Pirate Party of New Zealand Piratecamp

Pirate Party of New Zealand Piratecamp

The small seaside town of Otaki saw the first Pirate Camp held by the Pirate Party of New Zealand over the weekend of 21-23 February 2014. There were only a handful of Pirates in attendance  but in spite of that or because of that quite a bit was achieved.

The attendees decided to concentrate on planning for the upcoming elections and how to use that to attract more members. They also decided to plan a revision of the Party’s constitution which gives ultimate decision making power to the board and not the general assembly. This and other questionable provisions were implemented to get the Party off the ground. Also to revisit the ‘core principles’ which are very narrowly defined and rather hesitant in formulation.

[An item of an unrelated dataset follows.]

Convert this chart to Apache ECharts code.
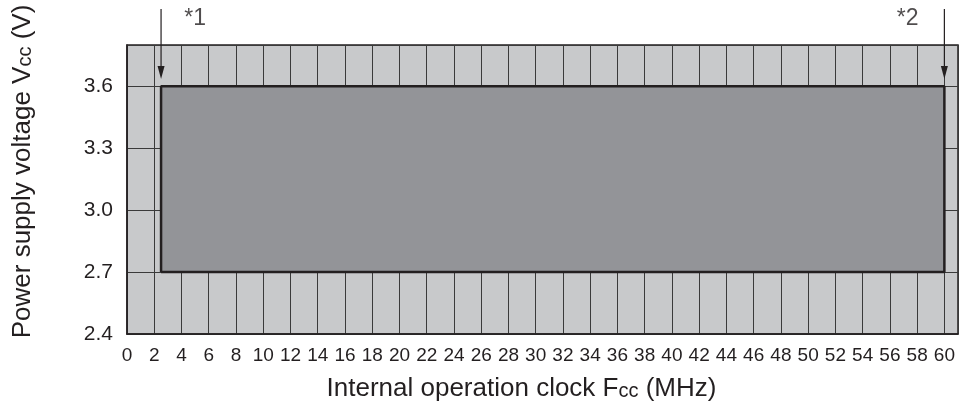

These and other matters, including policy creation are now being handled in Loomio which has led to a revival of interest in  earnest debate about Pirate related topics which had floundered somewhat in more traditional forums. It is hoped that in the near future Loomio will be PPNZ’s main decision making process in the short term with an intention to investigate other collaborative decision making software that are not strictly binary in nature, for example Discourse and Liquid Democracy.

The camp was visited by two members of the New Economics Party which advocates economic reform based on land, the commons and a form of  UBI (universal basic income). Together with the Pirates they discussed the possibility of forming an alliance of New Zealand micro parties, who have some goals in common. The idea is that the parties in the alliance would share resources in order to be a greater political force in the country than many small parties with only a few active members. Most importantly is the sharing of members. To participate fully in elections  New Zealand requires  that a party must have a minimum of 500 members who are on the electoral role and have joined the party with a paper form that the electoral commission can validate. As New Zealanders can be members of more than one party then sharing members can greatly ease reaching the magic 500. Also members could cooperate in campaigning and other activities that might not be possible due to the lack of members in sparsely populated areas.